Andrew County Sheriff Bryan Atkins | andrewcountysheriff.org/
ST. JOSEPH, Mo. – A federal judge recently dismissed a widow's lawsuit against Andrew County and its sheriff after items were found missing from her home shortly after her husband died in 2014.
In his 10-page order issued Feb. 7, U.S. District Court Judge Greg Kays, on the bench in Missouri's Western District, granted the motion for summary judgment filed by the county and Andrew County Sheriff Bryan Atkins.
Kays found "no genuine issues as to any material facts" and that the defendants in the case "are entitled to judgment as a matter of law."
Atkins has been Andrew County's sheriff since 2009.
The case stems from Atkins' response a call to a St. Joseph home about the unattended death of Stephen Gabriel in July 2014, according to the background portion of the order. Atkins found members of Stephen Gabriel's family at the home, but his wife, Jane Gabriel, was not there.
Atkins eventually located Jane Gabriel and informed her of her husband's death.

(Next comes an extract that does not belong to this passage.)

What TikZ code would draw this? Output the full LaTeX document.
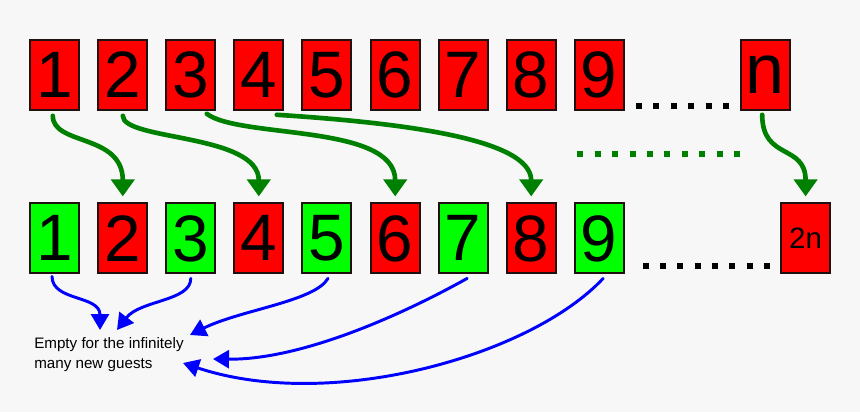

"She told him she did not want the decedent's family at the house and asked if he would make sure they were not there," the order said. "If they were at the home, she directed him to kick them out. Plaintiff Atkins returned to the home but found it dark and locked up. He checked the home and found the front door, basement entrance door and basement garage door locked with no cars in the driveway."
Jane Gabriel subsequently reported items were missing from the home and that the locks had been changed, according to the order.

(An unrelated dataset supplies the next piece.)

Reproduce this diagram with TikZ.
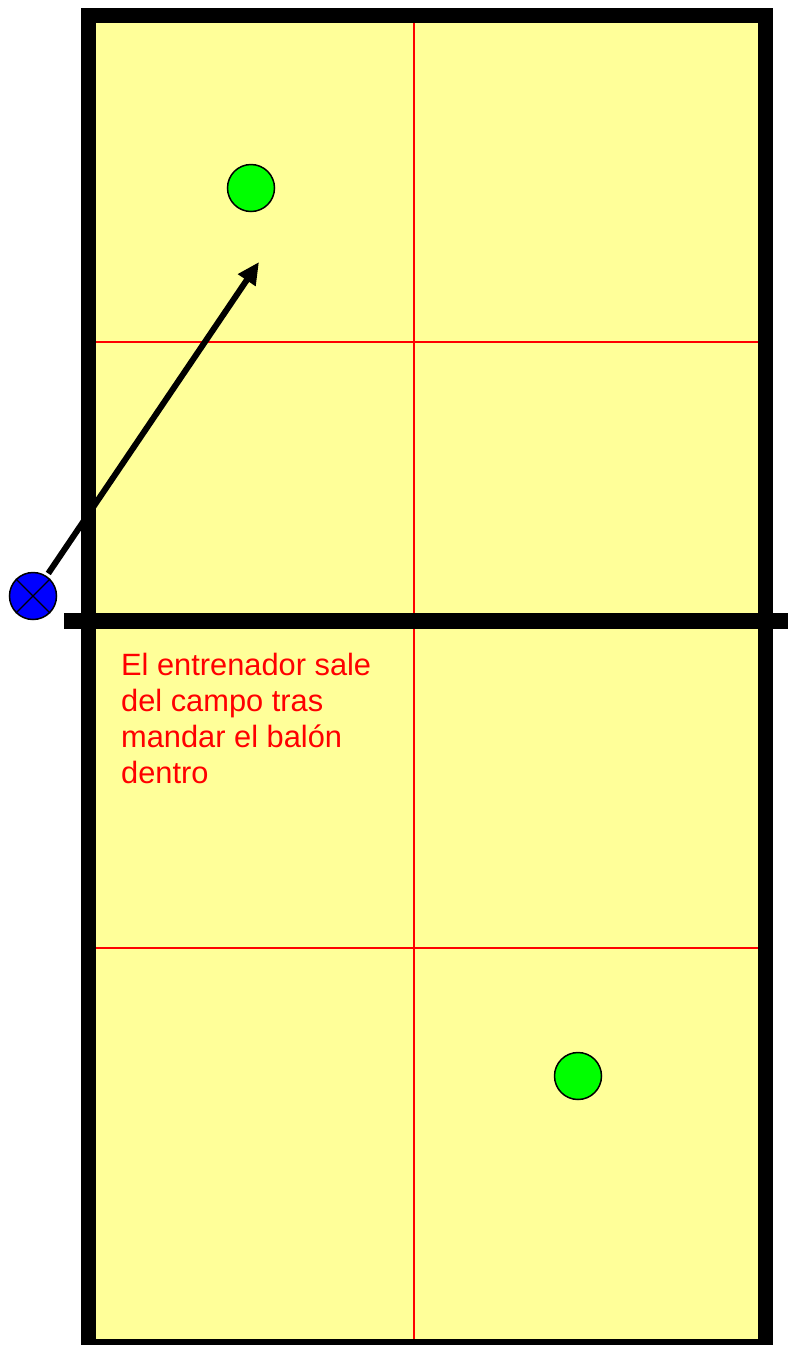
\documentclass[tikz,border=0pt]{standalone}
\usepackage{fontspec}
\setmainfont{Liberation Sans}
\usetikzlibrary{arrows.meta}
\definecolor{courtyellow}{HTML}{FFFF99}
\definecolor{playergreen}{HTML}{00FF00}
\definecolor{coachblue}{HTML}{0000FF}
\tikzset{
  courtline/.style={draw=black, line width=15pt},
  netline/.style={draw=black, line width=16pt},
  zoneline/.style={draw=red, line width=2.5pt},
  player/.style={circle, draw, line width=1.5pt, fill=playergreen, minimum size=47pt, inner sep=0pt},
  coachnode/.style={circle, draw, line width=1.5pt, fill=coachblue, minimum size=47pt, inner sep=0pt},
  passarrow/.style={-{Triangle[length=22pt,width=20pt]}, line width=6pt},
  note/.style={text=red, align=left, font=\fontsize{30.8pt}{36pt}\selectfont, inner sep=0pt, anchor=north west}
}

\begin{document}
\begin{tikzpicture}[x=1pt, y=-1pt]
  \useasboundingbox (0,0) rectangle (793,1345);
  % court
  \coordinate (courtnw) at (88,15);
  \coordinate (courtse) at (765,1346);
  \fill[courtyellow] (courtnw) rectangle (courtse);
  \draw[zoneline] (414,15) -- (414,1346);
  \draw[zoneline] (88,342) -- (765,342);
  \draw[zoneline] (88,948) -- (765,948);
  \draw[courtline] (courtnw) rectangle (courtse);
  \draw[netline] (64,621) -- (788,621);

  % players and coach
  \node[player] (playertop) at (251,188) {};
  \node[player] (playerbottom) at (578,1076) {};
  \node[coachnode] (coach) at (33,596) {};
  \draw[line width=1.2pt] (coach.north west) -- (coach.south east);
  \draw[line width=1.2pt] (coach.north east) -- (coach.south west);

  \coordinate (passend) at (259,262);
  \draw[passarrow, shorten <=3pt] (coach) -- (passend);

  \node[note] (explain) at (121,653) {El entrenador sale\\del campo tras\\mandar el bal\'on\\dentro};
\end{tikzpicture}
\end{document}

The prosecutor assigned to the case declined to pursue it, saying it was a civil matter, and Jane Gabriel's lawsuit soon followed. Her original lawsuit alleged eight claims, four of which were later dismissed.
Kays' most recent order was in response to a defense motion for summary judgment on the four remaining claims.
Jane Gabriel alleged that Atkins was negligent in securing her home, trespassed on her real property, converted her personal property and violated conducted an unreasonable search and seizure. She also alleges Andrew County is vicariously liable in Atkins' alleged action.
Atkins argued that even if he had been negligent, he has official immunity from Jane Gabriel's lawsuit.
Atkins acted discreetly during the call to the Gabriel home, Kays said in his order.
"Atkins exercised discretion in deciding who to talk to at the house when he arrived, asking questions and choosing what information was important to follow up on, determining who had a right to enter the house, locating Plaintiff to notify her, and in following up on her request to 'kick [decedent's family] out," the order said.
Gabriel, who claimed the sheriff was aware of animosity within the family, failed to establish that Atkins "had any dishonest purpose or ill will," the order said.
"That Atkins knew the decedent and his family is simply not enough," the order said. "Instead, (Gabriel) must point to specific evidence (to) support her allegations that Atkins acted in bad faith. She fails to do so."